Begin with the first line and repeat exactly through the line containing "var data = years.map(function(d, i)"; leave every image out.

___ Dataset section

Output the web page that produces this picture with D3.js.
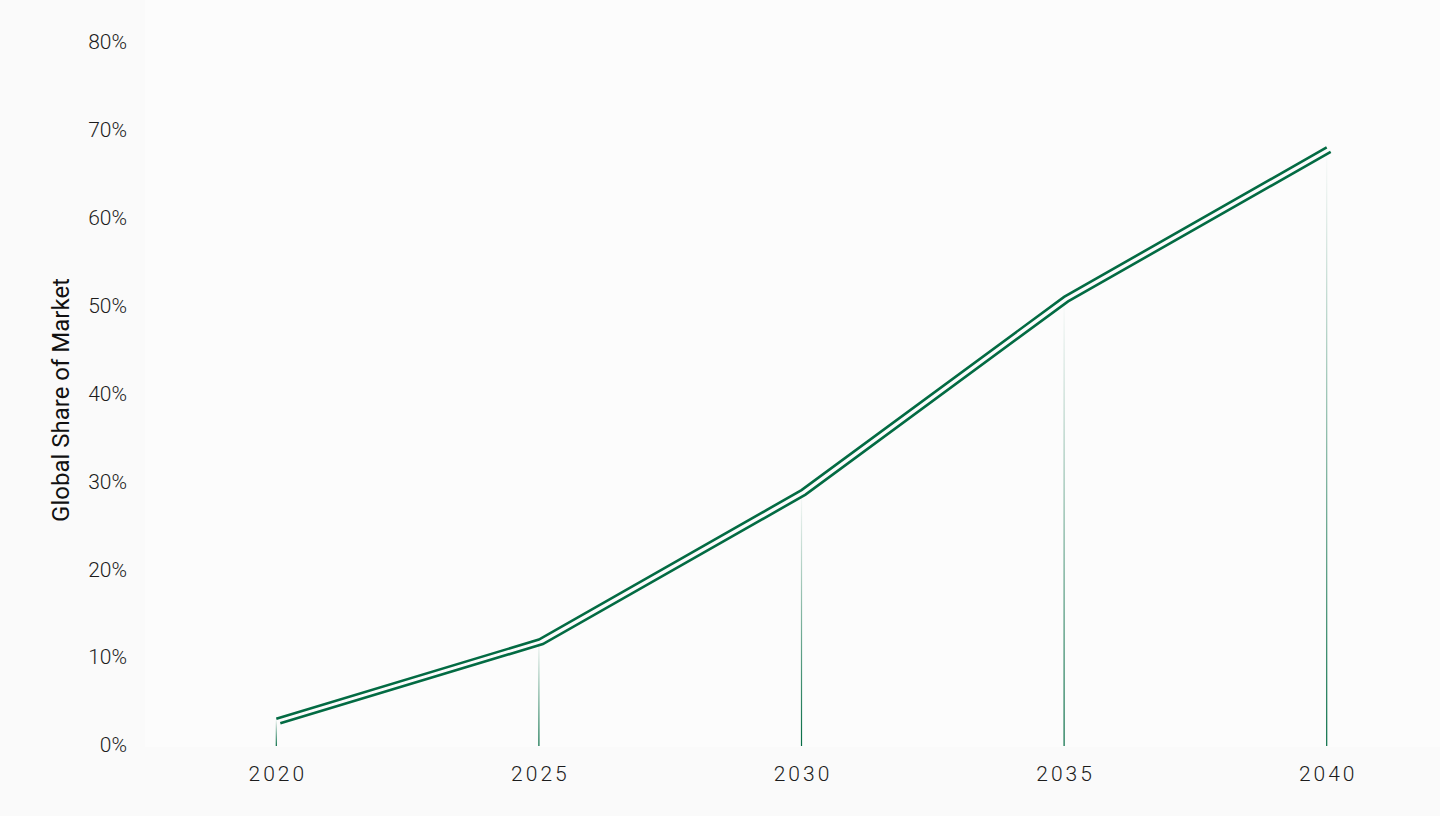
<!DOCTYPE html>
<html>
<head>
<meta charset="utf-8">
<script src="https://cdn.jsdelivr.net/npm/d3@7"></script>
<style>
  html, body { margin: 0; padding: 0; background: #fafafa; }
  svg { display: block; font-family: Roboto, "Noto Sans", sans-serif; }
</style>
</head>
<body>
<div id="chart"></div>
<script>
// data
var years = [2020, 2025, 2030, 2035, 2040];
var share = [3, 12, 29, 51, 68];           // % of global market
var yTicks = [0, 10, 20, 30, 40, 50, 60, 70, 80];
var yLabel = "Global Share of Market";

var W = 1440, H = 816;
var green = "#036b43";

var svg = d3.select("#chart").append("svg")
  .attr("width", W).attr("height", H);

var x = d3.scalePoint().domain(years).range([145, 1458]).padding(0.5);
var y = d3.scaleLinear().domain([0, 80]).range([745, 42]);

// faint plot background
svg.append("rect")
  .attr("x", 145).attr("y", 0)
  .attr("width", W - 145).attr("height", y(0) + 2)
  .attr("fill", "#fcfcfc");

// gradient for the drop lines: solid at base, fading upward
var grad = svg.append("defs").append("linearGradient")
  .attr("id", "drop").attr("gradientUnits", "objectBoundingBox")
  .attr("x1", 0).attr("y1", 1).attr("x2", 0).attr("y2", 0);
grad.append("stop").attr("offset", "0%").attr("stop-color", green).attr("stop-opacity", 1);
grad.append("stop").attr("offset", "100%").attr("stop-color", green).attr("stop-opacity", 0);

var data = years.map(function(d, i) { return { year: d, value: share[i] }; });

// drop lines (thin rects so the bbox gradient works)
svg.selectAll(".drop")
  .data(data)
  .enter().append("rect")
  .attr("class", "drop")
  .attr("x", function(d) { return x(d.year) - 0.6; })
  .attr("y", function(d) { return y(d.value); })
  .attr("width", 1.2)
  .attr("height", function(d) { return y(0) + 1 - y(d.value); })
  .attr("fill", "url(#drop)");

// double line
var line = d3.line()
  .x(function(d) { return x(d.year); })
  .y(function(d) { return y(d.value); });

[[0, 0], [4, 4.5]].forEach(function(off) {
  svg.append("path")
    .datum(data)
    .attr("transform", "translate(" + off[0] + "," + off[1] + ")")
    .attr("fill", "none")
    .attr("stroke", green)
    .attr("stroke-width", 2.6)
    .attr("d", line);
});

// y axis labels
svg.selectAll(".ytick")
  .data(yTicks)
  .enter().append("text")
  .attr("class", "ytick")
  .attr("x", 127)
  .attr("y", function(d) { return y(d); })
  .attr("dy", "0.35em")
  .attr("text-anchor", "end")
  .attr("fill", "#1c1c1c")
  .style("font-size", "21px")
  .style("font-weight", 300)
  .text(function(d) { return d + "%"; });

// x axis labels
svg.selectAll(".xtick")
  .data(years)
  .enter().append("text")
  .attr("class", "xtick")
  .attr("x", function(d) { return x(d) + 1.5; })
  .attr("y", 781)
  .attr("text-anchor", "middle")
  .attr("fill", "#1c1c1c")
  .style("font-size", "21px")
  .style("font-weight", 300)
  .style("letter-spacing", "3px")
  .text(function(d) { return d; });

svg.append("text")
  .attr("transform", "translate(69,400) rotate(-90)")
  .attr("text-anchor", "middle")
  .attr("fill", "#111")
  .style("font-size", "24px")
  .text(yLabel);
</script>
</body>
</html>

______

In response:
Output the web page that produces this picture with D3.js.
<!DOCTYPE html>
<html>
<head>
<meta charset="utf-8">
<script src="https://cdn.jsdelivr.net/npm/d3@7"></script>
<style>
  html, body { margin: 0; padding: 0; background: #fafafa; }
  svg { display: block; font-family: Roboto, "Noto Sans", sans-serif; }
</style>
</head>
<body>
<div id="chart"></div>
<script>
// data
var years = [2020, 2025, 2030, 2035, 2040];
var share = [3, 12, 29, 51, 68];           // % of global market
var yTicks = [0, 10, 20, 30, 40, 50, 60, 70, 80];
var yLabel = "Global Share of Market";

var W = 1440, H = 816;
var green = "#036b43";

var svg = d3.select("#chart").append("svg")
  .attr("width", W).attr("height", H);

var x = d3.scalePoint().domain(years).range([145, 1458]).padding(0.5);
var y = d3.scaleLinear().domain([0, 80]).range([745, 42]);

// faint plot background
svg.append("rect")
  .attr("x", 145).attr("y", 0)
  .attr("width", W - 145).attr("height", y(0) + 2)
  .attr("fill", "#fcfcfc");

// gradient for the drop lines: solid at base, fading upward
var grad = svg.append("defs").append("linearGradient")
  .attr("id", "drop").attr("gradientUnits", "objectBoundingBox")
  .attr("x1", 0).attr("y1", 1).attr("x2", 0).attr("y2", 0);
grad.append("stop").attr("offset", "0%").attr("stop-color", green).attr("stop-opacity", 1);
grad.append("stop").attr("offset", "100%").attr("stop-color", green).attr("stop-opacity", 0);

var data = years.map(function(d, i) { return { year: d, value: share[i] }; });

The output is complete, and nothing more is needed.